I like to get all of my veg chopped up and ready to go first, but if you prefer to prepare as you go, put one saucepan on a low heat and add 25g of butter, once the butter is melted, add your spinach and cook for approximately 5 minutes, or until it is soft and wilted, this should give you plenty of time to chop up your carrots and pepper.
Next, placing an oiled pan on a high heat, add your diced chicken and cook until nicely browned
Pop the chicken unto a large saucepan and add in your two tins of chopped tomatoes, a pinch of basil and all of the veg. Season with some black pepper and basil and place on a low heat to simmer, for 10 minutes, stirring occasionally.
The next bit is the white sauce!
Put 75g of butter into a warm saucepan on the hob with the smallest ring, until the butter melts.
Add the flour and stir together until the butter and flour form a paste. Sometimes this can be tricky and lumpy, but just keep stirring. I find that using a wooden spoon or soft rubber spatula give me the best results.
Next, add your warm milk bit by bit, mixing as you go. For this part I would recommend using a whisk as it aerates and thickens the sauce while also getting rid of any persistent lumps of flour!
Turn up the heat until the sauce begins to boil, and then lower your temperature to simmer. You should have a nice creamy mixture at this stage.
Now for the cheese. Still using your whisk, mix in your blue cheese and your cheddar. Season with a little bit of pepper and, my savory sauce must have: a teaspoon of mustard. If you have never done this, just try it out, I don’t think that you will be disappointed!
Leave your sauce on a low heat.
Now it’s time to layer your lasagna.
People always ask whether you should first soften your lasagna sheets in water. I never do and they are always soft when the dish comes out of the oven. I think that this is to do with using chopped tomatoes which have plenty of juices to soften the sheets as opposed to a jar of ready made sauce which may not have as high a water content.

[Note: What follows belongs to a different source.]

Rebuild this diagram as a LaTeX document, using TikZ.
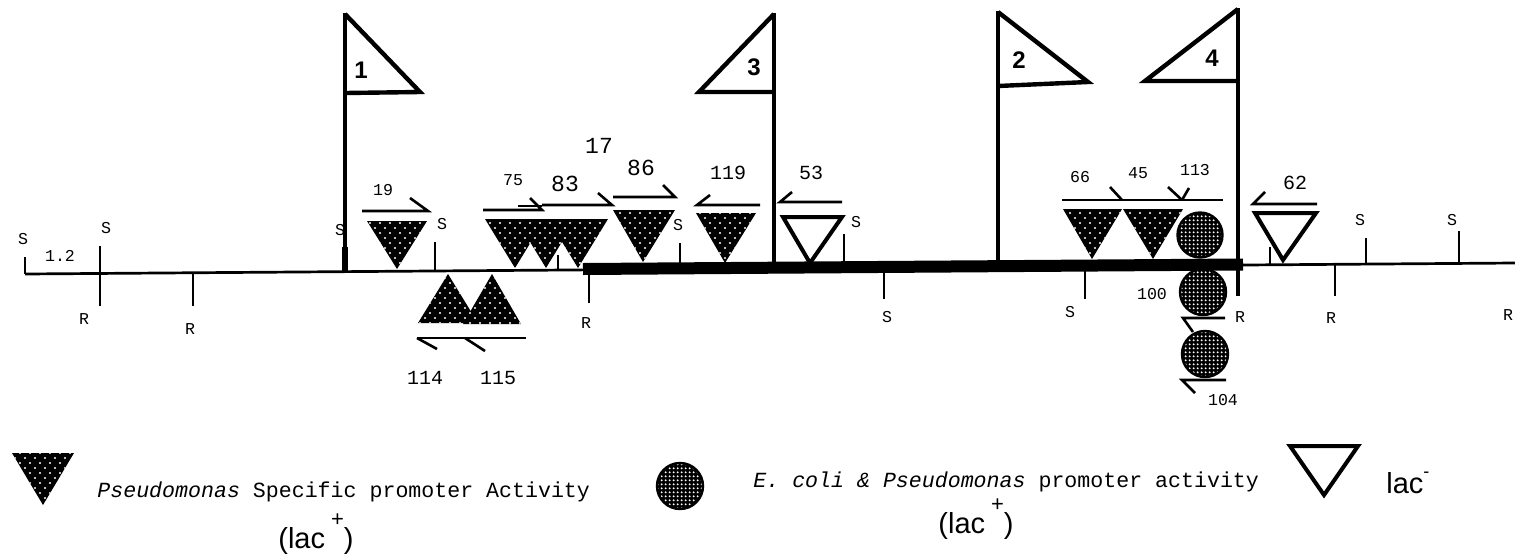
\documentclass[tikz,border=0pt]{standalone}
\usepackage{fontspec}
\newfontfamily\mono{Liberation Mono}
\newfontfamily\sans{Liberation Sans}
\usetikzlibrary{patterns}
\pgfdeclarepatternformonly{wdots}{\pgfqpoint{-1pt}{-1pt}}{\pgfqpoint{4pt}{4pt}}{\pgfqpoint{5pt}{5pt}}{%
  \pgfpathcircle{\pgfqpoint{0pt}{0pt}}{0.6pt}%
  \pgfpathcircle{\pgfqpoint{2.5pt}{2.5pt}}{0.6pt}%
  \pgfusepath{fill}}
\pgfdeclarepatternformonly{fdots}{\pgfqpoint{0pt}{0pt}}{\pgfqpoint{2pt}{2pt}}{\pgfqpoint{2pt}{2pt}}{%
  \pgfpathcircle{\pgfqpoint{1pt}{1pt}}{0.62pt}%
  \pgfusepath{fill}}
\tikzset{
  baseln/.style={line width=1.35pt},
  tickln/.style={line width=1pt},
  poleln/.style={line width=1.6pt},
  flagln/.style={line width=2.2pt, line join=miter},
  harp/.style={line width=1.3pt, line join=miter},
  pdot/.style={preaction={fill=black}, pattern=wdots, pattern color=white},
  edot/.style={preaction={fill=black}, pattern=fdots, pattern color=white, draw=black, line width=1.2pt},
  opentri/.style={draw=black, fill=white, line width=2pt, line join=miter},
  sm/.style={font=\mono\fontsize{8.3}{9}\selectfont, inner sep=0pt},
  md/.style={font=\mono\fontsize{10}{11}\selectfont, inner sep=0pt},
  lg/.style={font=\mono\fontsize{11.5}{12}\selectfont, inner sep=0pt},
  flagnum/.style={font=\sans\bfseries\fontsize{12}{12}\selectfont, inner sep=0pt},
  lac/.style={font=\sans\fontsize{14.5}{15}\selectfont, inner sep=0pt, anchor=base west},
  legtxt/.style={font=\mono\fontsize{10.8}{12}\selectfont, inner sep=0pt, anchor=base west},
}
\begin{document}
\begin{tikzpicture}[x=0.5pt,y=-0.5pt]
\useasboundingbox (0,0) rectangle (1515,553);

% restriction-site labels (drawn first so poles lie over them)
\node[sm] (s1) at (23,239) {S};
\node[sm] (s2) at (106,228) {S};
\node[sm] (r1) at (84,319) {R};
\node[sm] (r2) at (190,329) {R};
\node[sm] (s3) at (340,230) {S};
\node[sm] (s4) at (442,224) {S};
\node[sm] (r3) at (586,323) {R};
\node[sm] (s5) at (678,225) {S};
\node[sm] (s6) at (856,222) {S};
\node[sm] (s7) at (887,317) {S};
\node[sm] (s8) at (1070,312) {S};
\node[sm] (r4) at (1240,317) {R};
\node[sm] (r5) at (1331,318) {R};
\node[sm] (s9) at (1360,220) {S};
\node[sm] (s10) at (1452,220) {S};
\node[sm] (r6) at (1508,315) {R};
\node[sm] (scale) at (60,256) {1.2};

% main map line and thick segment
\draw[baseln] (25,274) -- (1515,263);
\draw[line width=6pt] (583,269) -- (1243,264.5);

% ticks
\draw[tickln] (25,257) -- (25,274);
\draw[tickln] (100,246) -- (100,306);
\draw[tickln] (193,273) -- (193,306);
\draw[tickln] (435,242) -- (435,271);
\draw[tickln] (558,255) -- (558,270);
\draw[tickln] (589,270) -- (589,303);
\draw[tickln] (680,243) -- (680,269);
\draw[tickln] (844,234) -- (844,268);
\draw[tickln] (884,268) -- (884,299);
\draw[tickln] (1085,266) -- (1085,299);
\draw[tickln] (1335,264) -- (1335,296);
\draw[tickln] (1366,238) -- (1366,264);
\draw[tickln] (1459,231) -- (1459,263);

% flags
\draw[poleln] (345,13) -- (345,272);
\draw[line width=2.8pt] (345,247) -- (345,272);
\draw[flagln] (345,14) -- (420,92) -- (345,93);
\draw[poleln] (774,13) -- (774,268.5);
\draw[flagln] (774,14) -- (699,92) -- (774,92);
\draw[poleln] (998,11) -- (998,267);
\draw[flagln] (998,12) -- (1088,82) -- (998,86);
\draw[poleln] (1238,8) -- (1238,296);
\draw[flagln] (1238,9) -- (1145,81) -- (1238,81);
\node[flagnum] (f1) at (361,70) {1};
\node[flagnum] (f3) at (754,67) {3};
\node[flagnum] (f2) at (1019,60) {2};
\node[flagnum] (f4) at (1212,58) {4};

% Pseudomonas-specific (dotted) triangles
\path[pdot] (367,221) -- (427,221) -- (397,269) -- cycle;
\path[pdot] (485,219) -- (545,219) -- (515,268) -- cycle;
\path[pdot] (516,219) -- (576,219) -- (546,268) -- cycle;
\path[pdot] (548,219) -- (608,219) -- (578,268) -- cycle;
\path[pdot] (613,210) -- (675,210) -- (643,262) -- cycle;
\path[pdot] (696,213) -- (756,213) -- (725,263) -- cycle;
\path[pdot] (1063,209) -- (1122,209) -- (1092,259) -- cycle;
\path[pdot] (1123,209) -- (1183,209) -- (1153,259) -- cycle;
\path[pdot] (448,274) -- (478,323) -- (418,323) -- cycle;
\path[pdot] (492,274) -- (521,324) -- (463,324) -- cycle;

% lac- (open) triangles
\path[opentri] (783,217) -- (842,217) -- (810,263) -- cycle;
\path[opentri] (1255,213) -- (1316,213) -- (1283,260) -- cycle;
\draw[tickln] (1270,247) -- (1270,264);

% E. coli & Pseudomonas (grey) circles
\path[edot] (1200,235) circle[radius=22.5];
\path[edot] (1203,292) circle[radius=23];
\path[edot] (1205,354) circle[radius=23];

% orientation arrows (half arrowheads)
\draw[harp] (362,211) -- (428,211) -- (410,198);
\draw[harp] (483,210) -- (542,210) -- (530,198);
\draw[harp] (518,206) -- (542,206);
\draw[harp] (542,205) -- (612,205) -- (598,193);
\draw[harp] (613,197) -- (675,197) -- (663,185);
\draw[harp] (710,195) -- (697,205) -- (760,205);
\draw[harp] (792,192) -- (780,202) -- (842,202);
\draw[harp] (1265,192) -- (1253,204) -- (1317,204);
\draw[harp] (1062,200) -- (1223,200);
\draw[harp] (1122,200) -- (1110,187);
\draw[harp] (1182,200) -- (1168,187);
\draw[harp] (1182,200) -- (1189,188);
\draw[harp] (417,338) -- (526,338);
\draw[harp] (417,338) -- (437,349);
\draw[harp] (465,338) -- (485,351);
\draw[harp] (1193,332) -- (1183,318) -- (1225,318);
\draw[harp] (1195,393) -- (1182,380) -- (1226,380);

% clone numbers
\node[sm] (n19) at (383,190) {19};
\node[sm] (n75) at (513,180) {75};
\node[lg] (n83) at (565,184) {83};
\node[lg] (n17) at (599,146) {17};
\node[lg] (n86) at (641,168) {86};
\node[md] (n119) at (728,173) {119};
\node[md] (n53) at (811,173) {53};
\node[md] (n114) at (425,378) {114};
\node[md] (n115) at (498,378) {115};
\node[sm] (n66) at (1080,177) {66};
\node[sm] (n45) at (1138,173) {45};
\node[sm] (n113) at (1195,170) {113};
\node[sm] (n100) at (1152,294) {100};
\node[sm] (n104) at (1223,400) {104};
\node[md] (n62) at (1295,183) {62};

% legend
\path[pdot] (12,453) -- (74,453) -- (43,505) -- cycle;
\node[legtxt] (leg1) at (97,497) {{\itshape Pseudomonas} Specific promoter Activity};
\node[lac] (lac1) at (278,548) {(lac\hspace{3pt}\raisebox{11pt}{\fontsize{11}{11}\selectfont +})};
\path[edot] (680,486) circle[radius=23];
\node[legtxt] (leg2) at (753,487) {{\itshape E. coli \& Pseudomonas} promoter activity};
\node[lac] (lac2) at (938,533) {(lac\hspace{3pt}\raisebox{11pt}{\fontsize{11}{11}\selectfont +})};
\path[opentri] (1290,446) -- (1358,446) -- (1324,495) -- cycle;
\node[lac] (lac3) at (1386,493) {lac\raisebox{8pt}{\fontsize{9}{9}\selectfont -}};
\end{tikzpicture}
\end{document}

I just do a bog standard layer of meat and sauce, layer of sheets, layer of sauce, repeat; but some people like some sneaky sheets between the sauce and the meat so if it’s more sheets you’re after, get ’em on.
I leave a bit of extra white sauce for the top layer (I can only ever manage two anyway!) and this time I sprinkled some blue cheese on top which was really divine!
Cook for approximately 25 – 15 minutes (times vary depending on the oven, mine is a fan so it’s a bit quicker) and enjoy your slightly different, but no less delicious chicken lasagna.